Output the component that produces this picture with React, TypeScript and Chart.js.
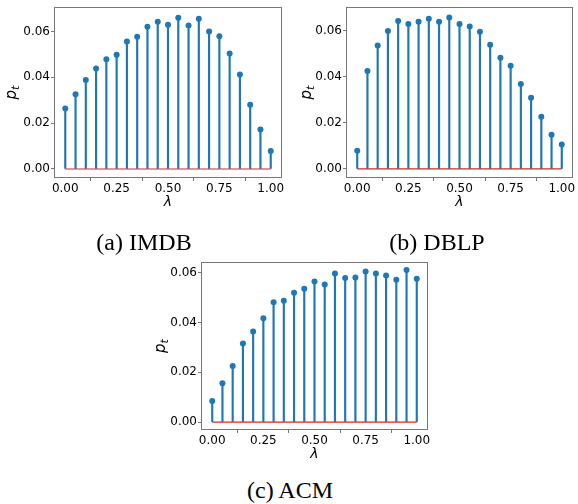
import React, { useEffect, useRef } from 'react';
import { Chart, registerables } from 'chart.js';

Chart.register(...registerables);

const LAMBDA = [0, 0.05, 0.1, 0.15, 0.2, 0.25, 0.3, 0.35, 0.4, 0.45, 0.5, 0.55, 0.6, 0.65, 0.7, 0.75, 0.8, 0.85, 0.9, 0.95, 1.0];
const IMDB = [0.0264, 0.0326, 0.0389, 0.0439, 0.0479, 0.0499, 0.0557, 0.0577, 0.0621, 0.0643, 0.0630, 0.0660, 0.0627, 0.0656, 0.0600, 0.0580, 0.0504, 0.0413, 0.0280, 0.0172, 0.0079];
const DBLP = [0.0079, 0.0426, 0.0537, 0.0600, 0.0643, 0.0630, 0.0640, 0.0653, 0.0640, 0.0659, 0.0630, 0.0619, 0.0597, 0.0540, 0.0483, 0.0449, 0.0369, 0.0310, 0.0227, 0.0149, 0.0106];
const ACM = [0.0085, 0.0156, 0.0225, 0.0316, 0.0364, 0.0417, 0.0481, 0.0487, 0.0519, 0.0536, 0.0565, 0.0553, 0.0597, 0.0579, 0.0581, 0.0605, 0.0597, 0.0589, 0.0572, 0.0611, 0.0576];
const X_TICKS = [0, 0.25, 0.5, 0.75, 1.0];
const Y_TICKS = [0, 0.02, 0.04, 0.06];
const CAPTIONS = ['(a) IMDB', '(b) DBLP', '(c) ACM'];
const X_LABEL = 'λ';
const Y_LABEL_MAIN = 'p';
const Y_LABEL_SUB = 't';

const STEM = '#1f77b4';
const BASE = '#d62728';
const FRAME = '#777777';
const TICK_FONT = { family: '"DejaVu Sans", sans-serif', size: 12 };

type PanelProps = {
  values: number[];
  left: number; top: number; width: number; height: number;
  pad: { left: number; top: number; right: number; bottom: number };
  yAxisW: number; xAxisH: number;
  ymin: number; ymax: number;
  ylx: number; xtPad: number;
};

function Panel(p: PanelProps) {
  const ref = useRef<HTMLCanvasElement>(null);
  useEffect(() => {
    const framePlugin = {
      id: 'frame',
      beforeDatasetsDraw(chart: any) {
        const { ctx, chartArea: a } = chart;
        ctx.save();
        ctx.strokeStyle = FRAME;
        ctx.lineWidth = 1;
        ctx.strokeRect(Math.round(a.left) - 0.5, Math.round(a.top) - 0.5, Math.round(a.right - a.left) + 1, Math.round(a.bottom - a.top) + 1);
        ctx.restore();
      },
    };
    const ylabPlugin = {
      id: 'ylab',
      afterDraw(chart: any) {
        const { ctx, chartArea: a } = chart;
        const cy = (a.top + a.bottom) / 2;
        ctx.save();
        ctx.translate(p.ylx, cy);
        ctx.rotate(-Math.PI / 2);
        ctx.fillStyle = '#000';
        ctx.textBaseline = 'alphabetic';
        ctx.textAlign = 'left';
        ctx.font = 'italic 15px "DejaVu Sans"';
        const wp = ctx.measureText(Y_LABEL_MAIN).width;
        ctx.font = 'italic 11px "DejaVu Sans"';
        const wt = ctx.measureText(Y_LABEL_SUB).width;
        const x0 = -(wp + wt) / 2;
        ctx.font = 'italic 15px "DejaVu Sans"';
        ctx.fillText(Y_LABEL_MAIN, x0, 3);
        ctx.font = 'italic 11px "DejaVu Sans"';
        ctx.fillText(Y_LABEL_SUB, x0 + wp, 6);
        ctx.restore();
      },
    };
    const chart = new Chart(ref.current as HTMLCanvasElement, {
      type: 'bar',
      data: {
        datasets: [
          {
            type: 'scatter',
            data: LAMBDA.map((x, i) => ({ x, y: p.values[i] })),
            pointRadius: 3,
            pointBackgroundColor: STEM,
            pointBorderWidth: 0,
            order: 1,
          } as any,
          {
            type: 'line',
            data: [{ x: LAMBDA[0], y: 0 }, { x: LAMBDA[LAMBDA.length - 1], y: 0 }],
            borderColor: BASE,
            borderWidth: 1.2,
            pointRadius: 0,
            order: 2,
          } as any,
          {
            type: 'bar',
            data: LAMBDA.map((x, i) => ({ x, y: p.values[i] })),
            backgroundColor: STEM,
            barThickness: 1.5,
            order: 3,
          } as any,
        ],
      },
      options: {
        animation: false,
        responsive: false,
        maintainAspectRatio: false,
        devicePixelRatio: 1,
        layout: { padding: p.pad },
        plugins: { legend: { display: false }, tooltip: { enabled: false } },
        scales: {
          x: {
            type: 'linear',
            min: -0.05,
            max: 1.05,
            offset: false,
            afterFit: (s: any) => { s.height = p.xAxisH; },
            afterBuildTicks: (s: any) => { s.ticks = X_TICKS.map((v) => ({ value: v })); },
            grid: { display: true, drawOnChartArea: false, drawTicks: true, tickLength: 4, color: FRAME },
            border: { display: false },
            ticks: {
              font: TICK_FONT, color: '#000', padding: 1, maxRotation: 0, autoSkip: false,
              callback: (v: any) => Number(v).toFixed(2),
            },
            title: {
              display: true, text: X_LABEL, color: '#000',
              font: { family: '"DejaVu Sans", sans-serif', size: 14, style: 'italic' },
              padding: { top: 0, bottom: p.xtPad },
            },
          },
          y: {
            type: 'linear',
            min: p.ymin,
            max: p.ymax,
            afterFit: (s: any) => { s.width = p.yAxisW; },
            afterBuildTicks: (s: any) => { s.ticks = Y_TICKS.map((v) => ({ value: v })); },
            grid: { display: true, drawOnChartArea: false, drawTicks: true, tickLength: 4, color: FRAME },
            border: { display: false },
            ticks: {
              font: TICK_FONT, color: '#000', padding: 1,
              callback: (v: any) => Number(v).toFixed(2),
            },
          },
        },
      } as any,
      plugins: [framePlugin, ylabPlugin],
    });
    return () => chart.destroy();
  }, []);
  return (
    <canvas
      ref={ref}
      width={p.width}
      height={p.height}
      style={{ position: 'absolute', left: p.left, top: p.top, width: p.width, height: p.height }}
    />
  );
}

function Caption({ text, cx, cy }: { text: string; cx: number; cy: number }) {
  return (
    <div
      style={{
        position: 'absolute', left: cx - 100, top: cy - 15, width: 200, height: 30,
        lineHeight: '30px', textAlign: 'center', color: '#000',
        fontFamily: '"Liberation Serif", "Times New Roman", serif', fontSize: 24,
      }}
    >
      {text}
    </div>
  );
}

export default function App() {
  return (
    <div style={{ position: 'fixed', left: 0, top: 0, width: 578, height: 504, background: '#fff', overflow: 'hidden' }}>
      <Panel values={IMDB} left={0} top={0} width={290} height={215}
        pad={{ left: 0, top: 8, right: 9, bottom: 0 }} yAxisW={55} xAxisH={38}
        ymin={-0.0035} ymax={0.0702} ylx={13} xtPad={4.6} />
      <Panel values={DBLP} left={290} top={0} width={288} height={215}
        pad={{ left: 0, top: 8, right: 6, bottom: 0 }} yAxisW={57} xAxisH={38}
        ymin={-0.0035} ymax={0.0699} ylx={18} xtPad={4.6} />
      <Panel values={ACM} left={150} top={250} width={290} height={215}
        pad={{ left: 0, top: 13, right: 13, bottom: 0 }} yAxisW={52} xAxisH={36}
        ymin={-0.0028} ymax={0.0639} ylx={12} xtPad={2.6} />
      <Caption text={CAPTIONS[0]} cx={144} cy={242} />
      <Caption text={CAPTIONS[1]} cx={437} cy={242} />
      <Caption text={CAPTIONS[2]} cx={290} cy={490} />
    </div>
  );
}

☆ ☆ ☆

## Exercise description
Output exactly the span of lines from the top of the listing through the line holding "Chart.register(...registerables);", and leave every picture out.

## Response
Output the component that produces this picture with React, TypeScript and Chart.js.
import React, { useEffect, useRef } from 'react';
import { Chart, registerables } from 'chart.js';

Chart.register(...registerables);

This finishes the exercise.